You may have seen billboards advertising high-speed fibre connectivity, or heard the Government’s plans to transition the UK’s entire internet infrastructure to fibre-based technology by 2025, but what does that actually mean?
In this blog, we’ll go through the technology that you’re probably using to read this blog right now, and the fibre technology that will future-proof businesses for years to come. So, first let’s discuss the most common form of connectivity around, copper.
As you may know, copper is an excellent conductor of electricity, which makes it a great material to use for cables that transmit data over long distances. In fact, copper cables have been used for over a century to transmit information, starting with Bell Telecom’s first phone call back in the late 1800s.
There were some trials with aluminium cabling in the 70’s, but signal degradation was too high to launch nationwide. So, after a lot of development and tweaking, the UK’s first ‘Integrated Services Digital Network’ was launched in 1985, taking the responsibilities of the ‘landline’ network from the older T1 and E1 analogue networks.
The ISDN served us well for over three decades, handling the millions of voice calls made across the UK daily, and was even upgraded to allow for internet traffic using dial-up modems, in the early years of the internet.
However, as internet adoption has increased, and the amount of data we now consume daily has exploded, the ISDN network is no longer fit for purpose.
Currently, the network can only handle speeds up to 18Mbps, which when you think about it, is nowhere near fast enough for all the video streaming, gaming, and video calls that families now require their internet to handle.
And for businesses, the needs are even greater, which means the UK needed a better form of connectivity… Fibre!
Why copper connections are being phased out:
- Copper can’t handle the volume of data being sent
- Speeds are capped at a miniscule 18 Mbps
- Maintenance is becoming more expensive as engineers retire and parts get rarer
- There’s no future ‘expandability’
- Copper degrades over time leading to more outages
That’s exactly why the Government has set the goal of moving the entire country to fibre-based connection by 2025, which is often referred to as ‘The 2025 switch off’ – and all businesses will need to move to a fibre connection before the end of 2025, or risk losing connection with their customers and cloud services!
The main difference between copper and fibre is how the information travels. Instead of transmitting the data as pulses of electricity, fibre connections use light pulses thousands of times a second to send your data from A to B.

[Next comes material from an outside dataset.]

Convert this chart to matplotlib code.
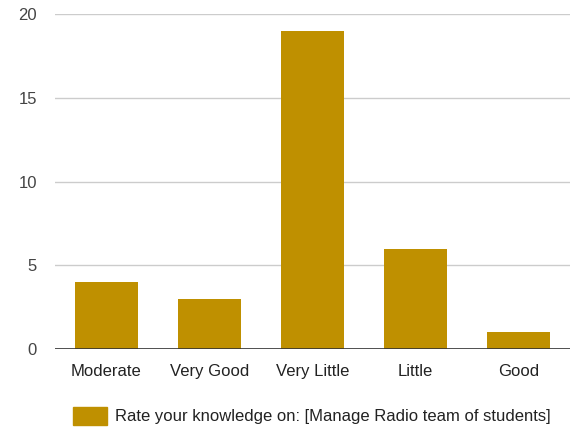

And because light travels … well at the speed of light (186,000 miles per second!), those 1s and 0s get to their destination far quicker than via a copper connection, which means faster speeds and higher bandwidth for more data traffic at any given moment.
While the glass fibres are individually fragile, once wrapped and sheathed, the cables are actually more resilient than copper and have less chance of degrading over the years, which means a more reliable connection and lower costs, as ISPs don’t have to spend as much maintaining the network infrastructure.
However, there are two distinct types of fibre, and the difference could make all the difference in terms of finding a cost-effective connection to support your business growth…
Why choose Full Fibre?
- Speeds up to 1Gbps ensure businesses have the bandwidth they need and can scale as they grow
- Ideal for hybrid and remote working strategies
- Ensure fast access to files and crystal clear communications
- Leverage real-time analytics and futuristic
Fibre to the Premises (FTTP)
FTTP is the crown jewel in Fibre connectivity, with an entirely fibre connection between your business premises and the main exchange. this offers eye-wateringly fast speeds up to 1Gbps, which is a lot of bandwidth, even for larger Enterprise operations!
The reduction in latency is another great feature of fibre. Latency basically speaks to the time delay (usually measures in milliseconds) between information being sent and received.
Reducing latency means clearer video calls with no awkward pauses (remember old satellite interviews on the news?), as well as real-time data analytics and an all-around more efficient network that is less ‘buggy’.
However, the roll-out of fibre throughout the country is still ongoing, and FTTP is only availably to about 6 million premises at the time of writing. So, what are forward-thinking businesses to do? That’s where FTTC comes in…
Fibre to the Cabinet (FTTC)
Similar to FTTP, FTTC connections use a fibre connection between the main exchange and the green cabinet at the end of your lane, but then a copper connection between the cabinet and your site.
Speeds are a bit more limited than with FTTP, maxing out at 76Mbps, or even lower depending on the distance between your site and the closest green cabinet. But those speeds are still great for most use-cases, depending on the size of the business.
What’s more, the expected date to complete the fibre rollout across the UK seems to be slipping past the 2025 deadline, meaning some areas won’t enjoy a true Fibre experience for years to come.
Thankfully, other blends of copper and fibre technology, such as SoGEA, are helping areas towards the end of Openreach’s deployment schedule to take advantage of speeds that are more comparable to modern usage.
Looking at the silver lining here, the price of FTTC (and SoGEA) is significantly lower than FTTP, which makes it perfect for SMBs that need a reliable connection for e-commerce payments and the occasional video call.